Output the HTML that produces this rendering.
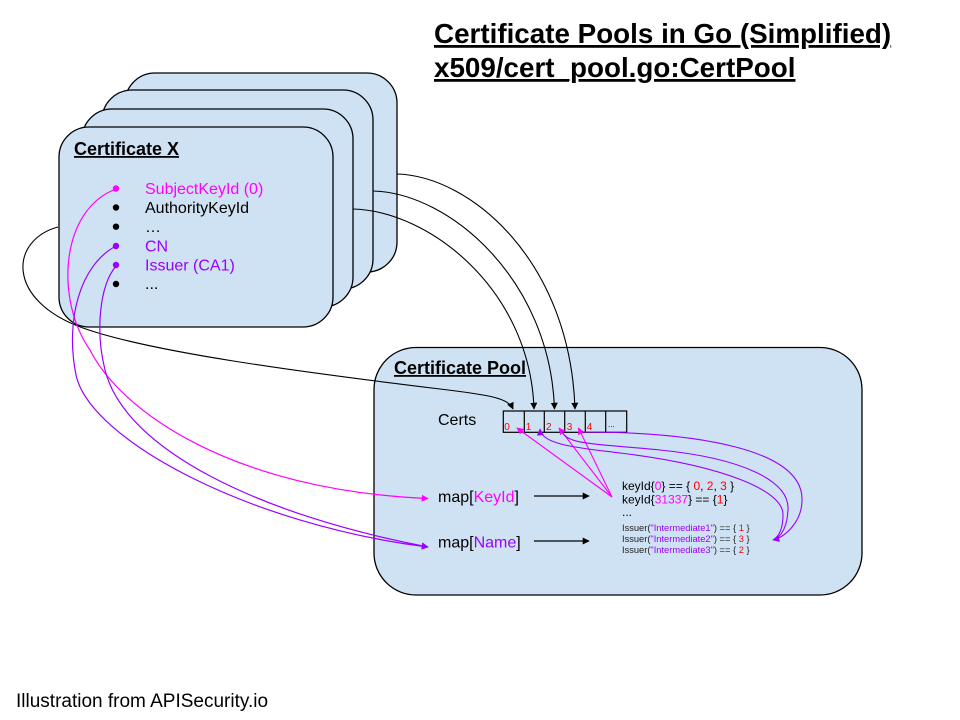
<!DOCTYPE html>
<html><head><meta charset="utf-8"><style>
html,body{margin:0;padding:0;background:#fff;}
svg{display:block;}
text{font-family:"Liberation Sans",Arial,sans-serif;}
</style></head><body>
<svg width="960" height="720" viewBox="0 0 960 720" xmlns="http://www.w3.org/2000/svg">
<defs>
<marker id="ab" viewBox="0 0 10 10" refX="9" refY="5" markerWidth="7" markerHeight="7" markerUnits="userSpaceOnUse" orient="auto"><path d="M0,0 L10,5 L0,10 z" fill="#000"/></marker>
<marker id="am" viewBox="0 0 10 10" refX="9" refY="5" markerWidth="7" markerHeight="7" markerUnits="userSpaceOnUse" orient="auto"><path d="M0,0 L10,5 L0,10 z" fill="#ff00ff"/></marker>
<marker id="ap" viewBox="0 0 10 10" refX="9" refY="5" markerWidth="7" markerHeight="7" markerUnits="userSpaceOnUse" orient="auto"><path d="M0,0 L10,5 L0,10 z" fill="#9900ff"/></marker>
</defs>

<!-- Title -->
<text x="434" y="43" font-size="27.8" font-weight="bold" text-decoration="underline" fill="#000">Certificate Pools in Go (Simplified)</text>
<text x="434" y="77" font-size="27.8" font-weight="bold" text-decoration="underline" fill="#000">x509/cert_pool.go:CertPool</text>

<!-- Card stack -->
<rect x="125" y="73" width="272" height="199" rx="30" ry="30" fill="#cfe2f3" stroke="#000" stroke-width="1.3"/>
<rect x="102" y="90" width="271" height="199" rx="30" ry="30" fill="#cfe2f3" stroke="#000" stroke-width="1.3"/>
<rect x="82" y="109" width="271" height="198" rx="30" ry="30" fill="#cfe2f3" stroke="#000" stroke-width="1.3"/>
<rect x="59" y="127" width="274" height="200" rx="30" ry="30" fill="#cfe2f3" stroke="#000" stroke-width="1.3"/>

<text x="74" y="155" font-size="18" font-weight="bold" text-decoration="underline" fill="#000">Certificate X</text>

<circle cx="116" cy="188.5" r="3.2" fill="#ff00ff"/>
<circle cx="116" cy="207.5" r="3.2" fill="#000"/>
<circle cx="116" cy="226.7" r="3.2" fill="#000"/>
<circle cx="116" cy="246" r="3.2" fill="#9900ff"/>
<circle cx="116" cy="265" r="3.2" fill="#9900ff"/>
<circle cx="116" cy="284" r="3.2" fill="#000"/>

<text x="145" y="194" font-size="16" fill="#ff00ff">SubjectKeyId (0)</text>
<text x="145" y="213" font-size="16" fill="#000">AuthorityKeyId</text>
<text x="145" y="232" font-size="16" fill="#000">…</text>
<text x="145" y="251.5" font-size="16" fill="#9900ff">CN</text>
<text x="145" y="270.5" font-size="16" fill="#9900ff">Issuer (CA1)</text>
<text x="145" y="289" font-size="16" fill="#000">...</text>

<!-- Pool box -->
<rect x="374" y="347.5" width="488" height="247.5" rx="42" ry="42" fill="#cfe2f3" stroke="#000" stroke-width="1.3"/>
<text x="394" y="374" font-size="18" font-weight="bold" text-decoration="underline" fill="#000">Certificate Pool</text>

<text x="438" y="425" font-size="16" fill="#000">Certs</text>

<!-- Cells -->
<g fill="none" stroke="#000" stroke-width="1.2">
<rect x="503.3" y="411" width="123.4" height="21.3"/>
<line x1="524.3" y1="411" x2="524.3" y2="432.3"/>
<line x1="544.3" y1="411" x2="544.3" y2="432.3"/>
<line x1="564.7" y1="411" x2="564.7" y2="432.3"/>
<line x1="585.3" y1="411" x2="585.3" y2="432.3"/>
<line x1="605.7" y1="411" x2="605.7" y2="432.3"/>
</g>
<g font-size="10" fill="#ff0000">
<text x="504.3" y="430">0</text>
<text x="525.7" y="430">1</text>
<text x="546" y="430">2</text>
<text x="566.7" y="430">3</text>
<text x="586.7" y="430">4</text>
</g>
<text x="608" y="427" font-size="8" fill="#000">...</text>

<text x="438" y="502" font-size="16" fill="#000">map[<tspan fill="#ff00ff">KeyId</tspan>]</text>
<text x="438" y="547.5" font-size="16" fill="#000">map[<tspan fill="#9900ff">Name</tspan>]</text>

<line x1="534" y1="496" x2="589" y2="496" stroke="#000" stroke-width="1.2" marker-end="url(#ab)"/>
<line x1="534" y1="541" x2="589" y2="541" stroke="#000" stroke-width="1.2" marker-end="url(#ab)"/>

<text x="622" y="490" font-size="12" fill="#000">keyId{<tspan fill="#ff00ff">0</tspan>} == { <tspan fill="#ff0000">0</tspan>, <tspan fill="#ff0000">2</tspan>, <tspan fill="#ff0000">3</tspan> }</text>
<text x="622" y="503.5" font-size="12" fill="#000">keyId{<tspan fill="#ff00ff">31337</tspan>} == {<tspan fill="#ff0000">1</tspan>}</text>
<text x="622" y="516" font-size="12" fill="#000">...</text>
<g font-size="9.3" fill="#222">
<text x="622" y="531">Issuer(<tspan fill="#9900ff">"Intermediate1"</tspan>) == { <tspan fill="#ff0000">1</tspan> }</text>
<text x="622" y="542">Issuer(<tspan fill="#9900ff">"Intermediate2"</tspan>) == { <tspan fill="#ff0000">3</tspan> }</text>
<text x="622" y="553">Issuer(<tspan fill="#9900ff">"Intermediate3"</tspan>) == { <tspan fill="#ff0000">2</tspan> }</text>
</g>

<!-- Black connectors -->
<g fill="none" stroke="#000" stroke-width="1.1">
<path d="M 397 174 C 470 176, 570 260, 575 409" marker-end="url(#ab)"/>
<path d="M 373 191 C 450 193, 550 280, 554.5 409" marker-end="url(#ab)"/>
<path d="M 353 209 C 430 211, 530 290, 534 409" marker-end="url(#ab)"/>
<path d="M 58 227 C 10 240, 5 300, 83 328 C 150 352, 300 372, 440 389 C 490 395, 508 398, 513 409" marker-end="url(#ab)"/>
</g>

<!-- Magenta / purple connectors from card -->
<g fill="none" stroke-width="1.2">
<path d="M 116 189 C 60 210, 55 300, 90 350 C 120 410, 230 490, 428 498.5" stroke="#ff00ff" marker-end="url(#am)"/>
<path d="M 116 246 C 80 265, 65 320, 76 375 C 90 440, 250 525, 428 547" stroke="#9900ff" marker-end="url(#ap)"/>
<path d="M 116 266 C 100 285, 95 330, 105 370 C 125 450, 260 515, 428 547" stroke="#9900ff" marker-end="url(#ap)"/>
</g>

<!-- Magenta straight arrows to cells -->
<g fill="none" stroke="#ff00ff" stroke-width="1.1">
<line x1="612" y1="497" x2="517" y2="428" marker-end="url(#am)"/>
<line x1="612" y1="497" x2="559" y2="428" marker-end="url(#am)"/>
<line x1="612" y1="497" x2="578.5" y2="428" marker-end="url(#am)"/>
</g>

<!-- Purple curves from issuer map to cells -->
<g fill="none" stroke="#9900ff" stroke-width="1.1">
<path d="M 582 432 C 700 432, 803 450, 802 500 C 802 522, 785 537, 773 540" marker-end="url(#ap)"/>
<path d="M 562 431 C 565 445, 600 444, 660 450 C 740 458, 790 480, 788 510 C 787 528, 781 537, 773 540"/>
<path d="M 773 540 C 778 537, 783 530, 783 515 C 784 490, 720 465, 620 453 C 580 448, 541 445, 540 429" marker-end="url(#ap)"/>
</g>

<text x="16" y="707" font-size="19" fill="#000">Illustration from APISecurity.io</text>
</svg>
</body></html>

◆ TO BE DONE
Leave out the pictures and give the listing above again exactly.

◆ CORRECT OUTPUT
Output the HTML that produces this rendering.
<!DOCTYPE html>
<html><head><meta charset="utf-8"><style>
html,body{margin:0;padding:0;background:#fff;}
svg{display:block;}
text{font-family:"Liberation Sans",Arial,sans-serif;}
</style></head><body>
<svg width="960" height="720" viewBox="0 0 960 720" xmlns="http://www.w3.org/2000/svg">
<defs>
<marker id="ab" viewBox="0 0 10 10" refX="9" refY="5" markerWidth="7" markerHeight="7" markerUnits="userSpaceOnUse" orient="auto"><path d="M0,0 L10,5 L0,10 z" fill="#000"/></marker>
<marker id="am" viewBox="0 0 10 10" refX="9" refY="5" markerWidth="7" markerHeight="7" markerUnits="userSpaceOnUse" orient="auto"><path d="M0,0 L10,5 L0,10 z" fill="#ff00ff"/></marker>
<marker id="ap" viewBox="0 0 10 10" refX="9" refY="5" markerWidth="7" markerHeight="7" markerUnits="userSpaceOnUse" orient="auto"><path d="M0,0 L10,5 L0,10 z" fill="#9900ff"/></marker>
</defs>

<!-- Title -->
<text x="434" y="43" font-size="27.8" font-weight="bold" text-decoration="underline" fill="#000">Certificate Pools in Go (Simplified)</text>
<text x="434" y="77" font-size="27.8" font-weight="bold" text-decoration="underline" fill="#000">x509/cert_pool.go:CertPool</text>

<!-- Card stack -->
<rect x="125" y="73" width="272" height="199" rx="30" ry="30" fill="#cfe2f3" stroke="#000" stroke-width="1.3"/>
<rect x="102" y="90" width="271" height="199" rx="30" ry="30" fill="#cfe2f3" stroke="#000" stroke-width="1.3"/>
<rect x="82" y="109" width="271" height="198" rx="30" ry="30" fill="#cfe2f3" stroke="#000" stroke-width="1.3"/>
<rect x="59" y="127" width="274" height="200" rx="30" ry="30" fill="#cfe2f3" stroke="#000" stroke-width="1.3"/>

<text x="74" y="155" font-size="18" font-weight="bold" text-decoration="underline" fill="#000">Certificate X</text>

<circle cx="116" cy="188.5" r="3.2" fill="#ff00ff"/>
<circle cx="116" cy="207.5" r="3.2" fill="#000"/>
<circle cx="116" cy="226.7" r="3.2" fill="#000"/>
<circle cx="116" cy="246" r="3.2" fill="#9900ff"/>
<circle cx="116" cy="265" r="3.2" fill="#9900ff"/>
<circle cx="116" cy="284" r="3.2" fill="#000"/>

<text x="145" y="194" font-size="16" fill="#ff00ff">SubjectKeyId (0)</text>
<text x="145" y="213" font-size="16" fill="#000">AuthorityKeyId</text>
<text x="145" y="232" font-size="16" fill="#000">…</text>
<text x="145" y="251.5" font-size="16" fill="#9900ff">CN</text>
<text x="145" y="270.5" font-size="16" fill="#9900ff">Issuer (CA1)</text>
<text x="145" y="289" font-size="16" fill="#000">...</text>

<!-- Pool box -->
<rect x="374" y="347.5" width="488" height="247.5" rx="42" ry="42" fill="#cfe2f3" stroke="#000" stroke-width="1.3"/>
<text x="394" y="374" font-size="18" font-weight="bold" text-decoration="underline" fill="#000">Certificate Pool</text>

<text x="438" y="425" font-size="16" fill="#000">Certs</text>

<!-- Cells -->
<g fill="none" stroke="#000" stroke-width="1.2">
<rect x="503.3" y="411" width="123.4" height="21.3"/>
<line x1="524.3" y1="411" x2="524.3" y2="432.3"/>
<line x1="544.3" y1="411" x2="544.3" y2="432.3"/>
<line x1="564.7" y1="411" x2="564.7" y2="432.3"/>
<line x1="585.3" y1="411" x2="585.3" y2="432.3"/>
<line x1="605.7" y1="411" x2="605.7" y2="432.3"/>
</g>
<g font-size="10" fill="#ff0000">
<text x="504.3" y="430">0</text>
<text x="525.7" y="430">1</text>
<text x="546" y="430">2</text>
<text x="566.7" y="430">3</text>
<text x="586.7" y="430">4</text>
</g>
<text x="608" y="427" font-size="8" fill="#000">...</text>

<text x="438" y="502" font-size="16" fill="#000">map[<tspan fill="#ff00ff">KeyId</tspan>]</text>
<text x="438" y="547.5" font-size="16" fill="#000">map[<tspan fill="#9900ff">Name</tspan>]</text>

<line x1="534" y1="496" x2="589" y2="496" stroke="#000" stroke-width="1.2" marker-end="url(#ab)"/>
<line x1="534" y1="541" x2="589" y2="541" stroke="#000" stroke-width="1.2" marker-end="url(#ab)"/>

<text x="622" y="490" font-size="12" fill="#000">keyId{<tspan fill="#ff00ff">0</tspan>} == { <tspan fill="#ff0000">0</tspan>, <tspan fill="#ff0000">2</tspan>, <tspan fill="#ff0000">3</tspan> }</text>
<text x="622" y="503.5" font-size="12" fill="#000">keyId{<tspan fill="#ff00ff">31337</tspan>} == {<tspan fill="#ff0000">1</tspan>}</text>
<text x="622" y="516" font-size="12" fill="#000">...</text>
<g font-size="9.3" fill="#222">
<text x="622" y="531">Issuer(<tspan fill="#9900ff">"Intermediate1"</tspan>) == { <tspan fill="#ff0000">1</tspan> }</text>
<text x="622" y="542">Issuer(<tspan fill="#9900ff">"Intermediate2"</tspan>) == { <tspan fill="#ff0000">3</tspan> }</text>
<text x="622" y="553">Issuer(<tspan fill="#9900ff">"Intermediate3"</tspan>) == { <tspan fill="#ff0000">2</tspan> }</text>
</g>

<!-- Black connectors -->
<g fill="none" stroke="#000" stroke-width="1.1">
<path d="M 397 174 C 470 176, 570 260, 575 409" marker-end="url(#ab)"/>
<path d="M 373 191 C 450 193, 550 280, 554.5 409" marker-end="url(#ab)"/>
<path d="M 353 209 C 430 211, 530 290, 534 409" marker-end="url(#ab)"/>
<path d="M 58 227 C 10 240, 5 300, 83 328 C 150 352, 300 372, 440 389 C 490 395, 508 398, 513 409" marker-end="url(#ab)"/>
</g>

<!-- Magenta / purple connectors from card -->
<g fill="none" stroke-width="1.2">
<path d="M 116 189 C 60 210, 55 300, 90 350 C 120 410, 230 490, 428 498.5" stroke="#ff00ff" marker-end="url(#am)"/>
<path d="M 116 246 C 80 265, 65 320, 76 375 C 90 440, 250 525, 428 547" stroke="#9900ff" marker-end="url(#ap)"/>
<path d="M 116 266 C 100 285, 95 330, 105 370 C 125 450, 260 515, 428 547" stroke="#9900ff" marker-end="url(#ap)"/>
</g>

<!-- Magenta straight arrows to cells -->
<g fill="none" stroke="#ff00ff" stroke-width="1.1">
<line x1="612" y1="497" x2="517" y2="428" marker-end="url(#am)"/>
<line x1="612" y1="497" x2="559" y2="428" marker-end="url(#am)"/>
<line x1="612" y1="497" x2="578.5" y2="428" marker-end="url(#am)"/>
</g>

<!-- Purple curves from issuer map to cells -->
<g fill="none" stroke="#9900ff" stroke-width="1.1">
<path d="M 582 432 C 700 432, 803 450, 802 500 C 802 522, 785 537, 773 540" marker-end="url(#ap)"/>
<path d="M 562 431 C 565 445, 600 444, 660 450 C 740 458, 790 480, 788 510 C 787 528, 781 537, 773 540"/>
<path d="M 773 540 C 778 537, 783 530, 783 515 C 784 490, 720 465, 620 453 C 580 448, 541 445, 540 429" marker-end="url(#ap)"/>
</g>

<text x="16" y="707" font-size="19" fill="#000">Illustration from APISecurity.io</text>
</svg>
</body></html>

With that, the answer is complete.